Network characteristics (type)
Most networks identified were mandated and established either by a government initiative or through a public–private partnership.21–24 In Bolivia and Lesotho, networks were implemented at local level, with a central facility linked to community-based centres.21 25 In Iran and DRC, there was national implementation of networks at the district or provincial level.26 27 Networks in Honduras were also implemented at a provincial level, as part of the national integration of health service delivery networks.17
In terms of size, most networks were established in districts, with emphasis on community-based care, serving population sizes of between 7000 and 140 000 individuals.20 21 24 26 In Iran, complexity of the network structure resulted in network members having large geographical coverage in urban areas.28
The degree of change sought varied between networks. While PCNs in Iran were described as bridging the gap of healthcare access between the rural and urban areas and bringing healthcare to ‘where people live’,18 28 the Lesotho network sought to improve the community’s trust in local healthcare services.22 The networks in Honduras sought to move from a fragmented healthcare system to one with integrated networks17 and the Bolivia network aimed to change the referral structure and thus strengthen primary care.21
Resource availability was linked to the type of partnership (sole or interagency) that led to the network implementation.

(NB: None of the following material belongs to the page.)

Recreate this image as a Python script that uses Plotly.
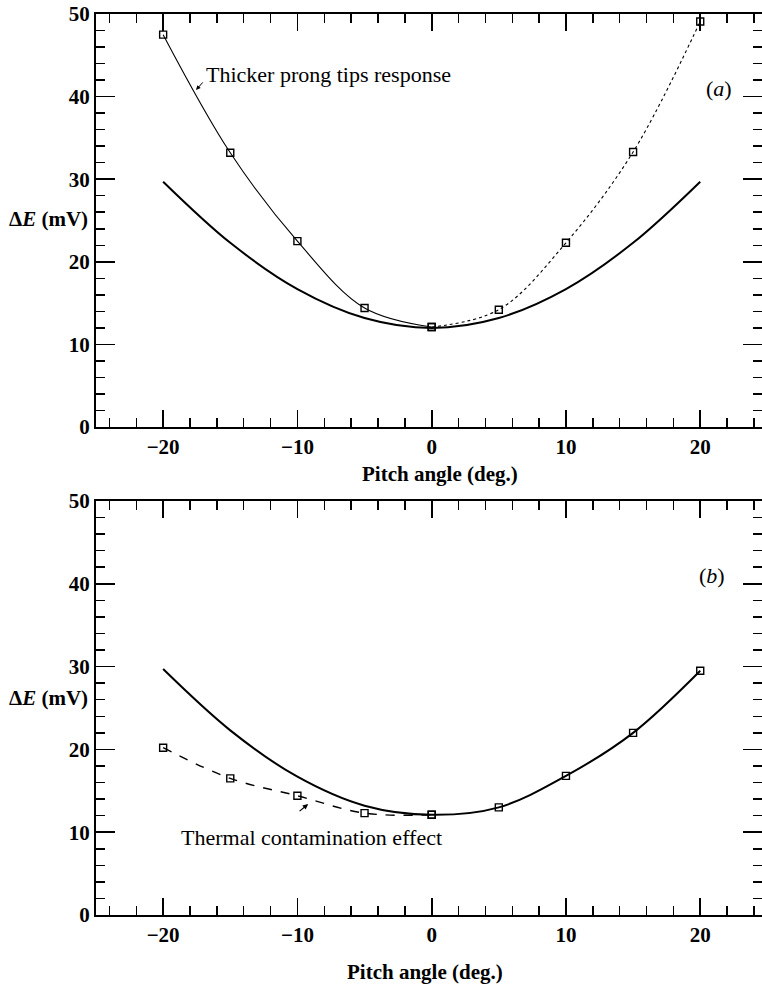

Regarding staffing, Iran’s networks saw government-led recruitment of staff, including locally recruited community health workers19 26 although there was a shortage of staff directly supporting network goals in some cases.28 Both DRC and Bolivia had network staff recruited by non-governmental organisations (NGOs)20 21 and Lesotho had network staff recruited by the private partner.25 For networks in Honduras, staff were recruited by local governments and NGOs (in decentralised networks), central government (in non-decentralised networks) or a combination of authorities (in mixed networks).17
Budgetary control was in some cases led by government appointed officials, such as in Iran29 30 or enacted through contractual agreements between government and non-governmental entities in the other four country examples.17 20–22 For Iran, this budgetary control was sometimes disproportionate between managers at the network headquarters and managers at health facilities.28
Structures for network governance were clearly defined. The networks in Honduras, Iran and DRC had hierarchical governance structures that mirrored the structure of the respective health systems.24 27 31 PCNs in Lesotho and Bolivia also had hierarchical systems but included an additional hub-and-spoke structure within the network.21 22 In addition, the Bolivia network also had a management contract committee which, together with healthcare providers, was responsible for network governance.21
Focusing on accountability, the Lesotho network included an independent actor responsible for monitoring network indicators in line with the agreed contract.22 In Honduras, decentralised network governance structures evidenced accountability through annual operating plans.17 In Iran, accountability structures followed a hierarchical structure, with health houses/posts reporting to health centres who in turn reported to the district hospital and health centre.26 However, one paper argued that there were many challenges, including unclear scope of accountability, responsibility and authority, heavy administrative burdens and weak monitoring systems.28
Healthcare providers and local or national government entities were key stakeholders in all the included PCNs. All but the Iran PCNs evidenced some form of non-governmental stakeholder group, including faith-based organisations in DRC,20 foreign donors in Lesotho22 and other not-for-profit agencies in Bolivia and Honduras.17 21 In terms of community stakeholders, the Bolivia network was explicit about the inclusion of community members in the management team21; while Iranian networks emphasised the inclusion of locally recruited community health workers in the workforce.26
Evidence regarding power dynamics affecting PCNs was difficult to discern from available sources. However, in Iran, there was a focus on financial, administrative and decision-making power in district network managers and higher authorities, with a suggestion of inadequate power available to managers of health facilities.28 In DRC, it was stated that external non-state partners may introduce vertical programmes that do not harmonise with the wider healthcare strategy.20
Shared management processes were described in three of the networks. Evidence from Iran indicated some initial involvement of communities and local government in rural health system decisions, such as selection of local members for training as community health workers26 but the multiplicity of new programmes, activities and processes increased the complexity of one network’s structure.28 Lesotho evidenced shared processes between the government (funding, supervision and accountability) and the private consortium (health service delivery and maintenance).22 In Bolivia, shared management was between the healthcare provider and the purchase committee, through a management contract.21 In Honduras, the style of service management, that is, whether the network is decentralised, non-decentralised or mixed, is determined if there were shared management processes or not.17 24
Evidence regarding shared learning, shared ideology and developed leadership and management skills was not identified.